For their part, equipment vendors said they are prepared to meet the Year 2000 challenge. For example, Motorola Inc., which began implementing its compliance procedures last year, has converted all its software, which it began deploying in May, said Jim Estes, senior director of Motorola’s Year 2000 readiness program. The company also has audited suppliers of cellular infrastructure equipment to ensure they are compliant.
Northern Networks also said it is ready. Nortel launched its millennium-compliance program two years ago and expects to have more than 90 percent of its wireless products compliant by year’s end, said Reza Rahdar, Nortel’s Year 2000 wireless project manager.
Michael King, associate research analyst at Meta Group, a research firm, said wireless carriers generally are well-prepared for the millennium. Still, he said, wireless companies face a unique risk. “Wireless carriers are particularly sensitive to Y2K because they have so many outlying switching stations and antennas. Because their antennas are far, they rely more on embedded systems, such as heating and air conditioning controls using microprocessors, to maintain network integrity,” he said.

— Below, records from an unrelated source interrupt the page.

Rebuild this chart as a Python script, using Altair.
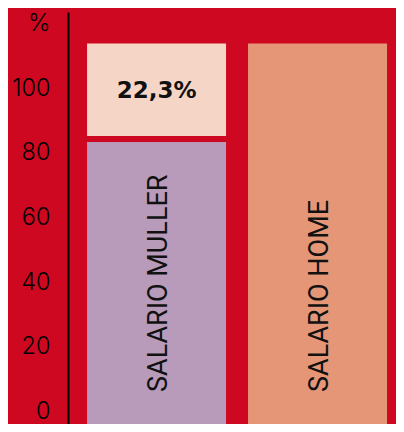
import altair as alt
import pandas as pd

# ---- data ----
bar_names = ["SALARIO MULLER", "SALARIO HOME"]
segment_bar = ["SALARIO MULLER", "SALARIO MULLER", "SALARIO HOME"]
segment_kind = ["muller", "bretxa", "home"]
segment_start = [-3.86, 85.2, -3.86]
segment_end = [83.3, 113.8, 113.8]
gap_text = ["22,3%"]
y_ticks = [0, 20, 40, 60, 80, 100]

BG = "#ce0820"
kind_colors = ["#b89bbb", "#f5d6c6", "#e59677"]

seg = pd.DataFrame({"bar": segment_bar, "kind": segment_kind,
                    "start": segment_start, "end": segment_end})
names = pd.DataFrame({"bar": bar_names})
gap = pd.DataFrame({"bar": [segment_bar[1]], "label": gap_text,
                    "mid": [(segment_start[1] + segment_end[1]) / 2]})

x_enc = alt.X("bar:N", sort=bar_names, axis=None,
              scale=alt.Scale(paddingInner=0.1366, paddingOuter=0.087, align=0.68))
y_scale = alt.Scale(domain=[-3.86, 123.5], nice=False, zero=False)

bars = alt.Chart(seg).mark_bar().encode(
    x=x_enc,
    y=alt.Y("start:Q", scale=y_scale, axis=alt.Axis(
        values=y_ticks, title="%", titleAngle=0, titleAlign="right",
        titleBaseline="middle", titleX=-18, titleY=11,
        titleFont="Inter", titleFontSize=24, titleFontWeight=300,
        titleColor="#000000",
        labelFont="Inter", labelFontSize=23.5, labelFontWeight=300,
        labelColor="#000000",
        labelPadding=18, ticks=False, grid=False,
        domainColor="#000000", domainWidth=2)),
    y2="end:Q",
    color=alt.Color("kind:N", scale=alt.Scale(domain=segment_kind, range=kind_colors),
                    legend=None),
)

name_text = alt.Chart(names).mark_text(
    angle=270, align="left", baseline="middle", dx=19.5, dy=2,
    font="Roboto", fontSize=27, color="#111111"
).encode(
    x=alt.X("bar:N", sort=bar_names),
    y=alt.datum(0),
    text="bar:N",
)

gap_label = alt.Chart(gap).mark_text(
    align="center", baseline="middle", dy=1,
    font="DejaVu Sans", fontSize=23, fontWeight="bold", color="#111111"
).encode(
    x=alt.X("bar:N", sort=bar_names),
    y=alt.Y("mid:Q"),
    text="label:N",
)

chart = alt.layer(bars, name_text, gap_label).properties(
    width=328, height=412,
    autosize=alt.AutoSizeParams(type="none"),
    padding={"left": 60, "top": 4, "right": 0, "bottom": 0},
    background=BG,
).configure_view(stroke=None)

chart.save("out.html", embed_options={"renderer": "svg", "actions": False})
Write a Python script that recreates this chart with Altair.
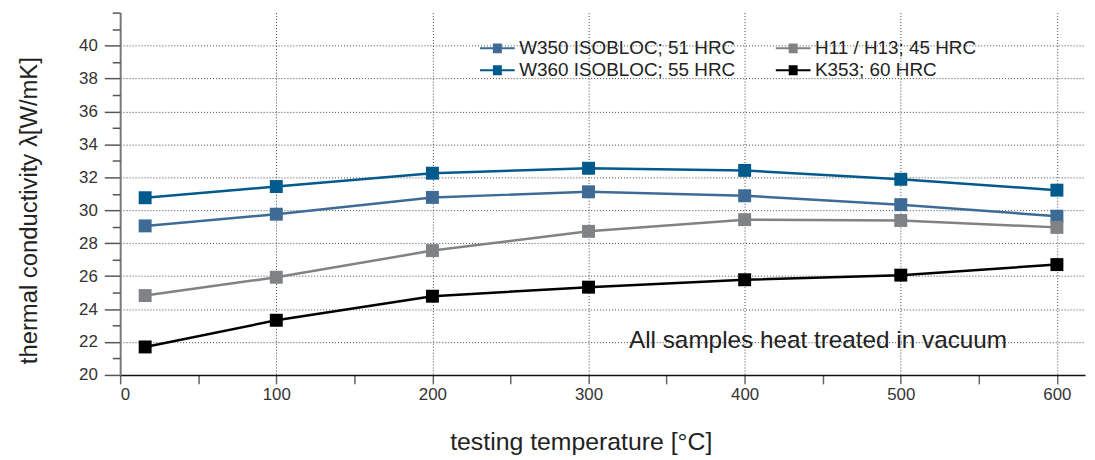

Telecom equipment vendors have another set of millennium-related problems with which to contend-lost revenues from customers that are diverting funds from network upgrades to Year 2000 compliance projects, according to Warburg Dillon Read, the investment firm. Recent quarterly SEC filings by companies such as Lucent and Cisco reveal that they “are far more concerned about potential lost revenues than about internal software fix costs,” a recent Warburg report said.
“We believe this poses a much larger risk to 1999 earnings for telecom equipment vendors than the impact of actual expenses to become Y2K compliant,” the report said.